Starting Earlier, Ending Later
Meanwhile, in addition to the researcher’s brain power and algorithms that help automate processes for the services business, the tooling for building the reusable assets comes from IBM’s Rational suite of development tools. “We deliver value through our Rational tools,” Morris said. “Most of the techniques are implemented as plug-ins for our Software Group tools. For GTS we use a lot of our Tivoli tools, and for GBS we have a lot of components built on Rational and WebSphere. So you have products, services and research all working together in a triple-play model.”
And to manage the software supply chain, “We’ve created a methodology called Application Factory, which is like project management on steroids,” Morris said. The Application Factory deals in the concept of “work packets,” which break out work items for processes. Morris said work packets represent “a new research area for us, because we realized traditional project management tools were very deficient.”
And the services team also uses IBM’s Rational Asset Manager (RAM) to house all the assets it uses for engagements. “We have re-engineered all of our assets on a Rational Asset Manager-based repository. so our hardware, software and services business all comes together and can reach into that repository. We have tens of thousands of assets. And it’s not all just code; there are business processes, workflows, data models, etc.”
Moreover, what sets IBM apart from its competition is “We start earlier and end later,” Morris said. “We’re end to end. We’re building the assets now that our clients haven’t even asked for yet.”
Michael Valocchi, a partner and global industry leader for energy and utilities in IBM Global Business Services, said he came into IBM via the PwC acquisition and “it’s been a fascinating six years; I don’t think we could have realized the potential.”
Indeed, “When we came into IBM we said leave us alone, let us do our piece,” Valocchi said. Yet, “where we really got surprised was with the assets that were floating around the place,” he said. “It took us a few years to identify the assets and to put them together.”
Valocchi said he found out about research assets like “Deep Thunder,” which is a weather modeling asset. “The granularity was amazing, and we could put that to use in things like dispatching crews for utilities. We could know where bad weather was going to hit.”

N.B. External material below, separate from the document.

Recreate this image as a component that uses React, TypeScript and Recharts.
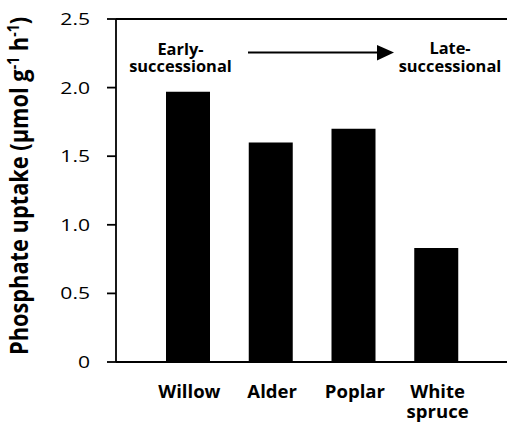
import React from 'react';
import { BarChart, Bar, XAxis, YAxis, ReferenceLine } from 'recharts';

const species = ['Willow', 'Alder', 'Poplar', 'White spruce'];
const uptake = [1.97, 1.6, 1.7, 0.83];
const yTicks = [0, 0.5, 1.0, 1.5, 2.0, 2.5];
const yLabel = 'Phosphate uptake (µmol g';
const earlyLabel = ['Early-', 'successional'];
const lateLabel = ['Late-', 'successional'];

const data = species.map((s, i) => ({ name: s, value: uptake[i] }));

const FONT = '"Open Sans", "Noto Sans", sans-serif';

const XTick = (props: any) => {
  const { x, payload } = props;
  const words = String(payload.value).split(' ');
  return (
    <g transform={`translate(${x + 1},398) scale(1.06,1)`}>
      <text textAnchor="middle" fontFamily={FONT} fontWeight="bold" fontSize={17.5} fill="#000">
        {words.map((w: string, i: number) => (
          <tspan key={i} x={0} dy={i === 0 ? 0 : 20.5}>
            {w}
          </tspan>
        ))}
      </text>
    </g>
  );
};

const YTick = (props: any) => {
  const { x, y, payload } = props;
  const v = Number(payload.value);
  const label = v === 0 ? '0' : v.toFixed(1);
  return (
    <g transform={`translate(${x},${y}) scale(1.28,1)`}>
      <text textAnchor="end" dy="0.36em" fontFamily={FONT} fontSize={16.5} fill="#000">
        {label}
      </text>
    </g>
  );
};

const YLabel = () => (
  <text
    transform="translate(28, 186) rotate(-90) scale(1, 1.15)"
    textAnchor="middle"
    fontFamily={FONT}
    fontWeight="bold"
    fontSize={21.8}
    fill="#000"
  >
    {yLabel}
    <tspan dy={-8} fontSize={14}>-1</tspan>
    <tspan dy={8}> h</tspan>
    <tspan dy={-8} fontSize={14}>-1</tspan>
    <tspan dy={8}>)</tspan>
  </text>
);

export default function App() {
  return (
    <div style={{ position: 'absolute', left: 0, top: 0, width: 507, height: 426 }}>
      <BarChart
        width={507}
        height={426}
        data={data}
        margin={{ top: 19, right: 0, bottom: 0, left: 0 }}
        barCategoryGap={0}
      >
        <XAxis
          dataKey="name"
          height={64}
          tickLine={false}
          axisLine={{ stroke: '#000', strokeWidth: 1.8 }}
          tick={<XTick />}
          padding={{ left: 31, right: 29 }}
          interval={0}
        />
        <YAxis
          width={116}
          domain={[0, 2.5]}
          ticks={yTicks}
          tickSize={9}
          tickMargin={17}
          tickLine={{ stroke: '#000', strokeWidth: 1.8 }}
          axisLine={{ stroke: '#000', strokeWidth: 1.8 }}
          tick={<YTick />}
          label={<YLabel />}
        />
        <ReferenceLine y={2.5} stroke="#000" strokeWidth={1.8} />
        <Bar dataKey="value" fill="#000" barSize={44} isAnimationActive={false} />
      </BarChart>
      <svg
        width={507}
        height={426}
        style={{ position: 'absolute', left: 0, top: 0, pointerEvents: 'none' }}
      >
        <g fontFamily={FONT} fontWeight="bold" fontSize={16.4} fill="#000" textAnchor="middle">
          <text x={180.5} y={55}>
            <tspan x={180.5} dy={0}>{earlyLabel[0]}</tspan>
            <tspan x={180.5} dy={17}>{earlyLabel[1]}</tspan>
          </text>
          <text x={450} y={54}>
            <tspan x={450} dy={0}>{lateLabel[0]}</tspan>
            <tspan x={450} dy={18}>{lateLabel[1]}</tspan>
          </text>
        </g>
        <line x1={248} y1={52.5} x2={380} y2={52.5} stroke="#000" strokeWidth={1.8} />
        <polygon points="377,45 394,52.5 377,60.5" fill="#000" />
      </svg>
    </div>
  );
}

So after feeling his way the first couple of years after IBM’s acquisition of PwC, “I got a lot more proactive in the next three years in what it was my team wanted to build and how we could build it using research services.”
For instance, another research asset is an algorithm for projection faults that could be used for fault detection in utilities. “So we began to look at whether we could detect where a line would go down before it goes down and whether we could ‘self-heal’ it before it goes out,” Valocchi said.
“And it’s not only the help from research, but also the software piece,” Valocchi said. “One thing we’re hitting up against is business intelligence. In the utility industry there is so much data out there and companies don’t know how to use it. We used to read your utility usage once a month, now we can do it every 15 minutes, automatically. And we’re starting to build the analytical engine that surrounds all that. We want an asset that can translate into any software. We’ll have content packs and data models that can then get transferred into code.”
Valocchi said he is pleased to have the IBM software group at his back, “because I could get caught up in developing code and that’s not my strength or my business; my business is consulting.”
Yet the bottom line is that “replicable assets are driving better margins,” Valocchi said. “From a competitive perspective there aren’t many companies that have this kind of breadth. We’ve figured out how to blend these assets, and it’s one of the ways I beat my competition.”
Meanwhile, IBM is watching rival Hewlett-Packard and what it is doing in the services area, particularly in light of HP’s $14 billion acquisition of technology services provider EDS in May.
IBM officials estimate that HP’s research and development spending is up less that 1 percent since 2002–investing $3.6 billion in 2007, while revenue increased from $72 billion to $104 billion in that time. As a percentage of revenue, HP’s R&D investment dropped from 4.6 percent to 3.5 percent. In the same period, IBM R&D spending is up 29 percent since 2002, and IBM spent $6.2 billion in 2007. IBM invests nearly twice as much as HP on R&D and has more than five times as many researchers in its research labs and 20,000 software developers, IBM officials said. Moreover, while HP is focusing on a handful of areas for the next five years, IBM is focusing on the next 20 years, Morris said, noting that over the past three years, HP dropped from the third to fifth to ninth in terms of the number of patents filed, while IBM has been No. 1 on that list for the past 15 years.
In addition, HP has not integrated its research arm into its services business, IBM officials said. “They are following yesterday’s business model,” Morris said. “They’re just getting to where we were five years ago.”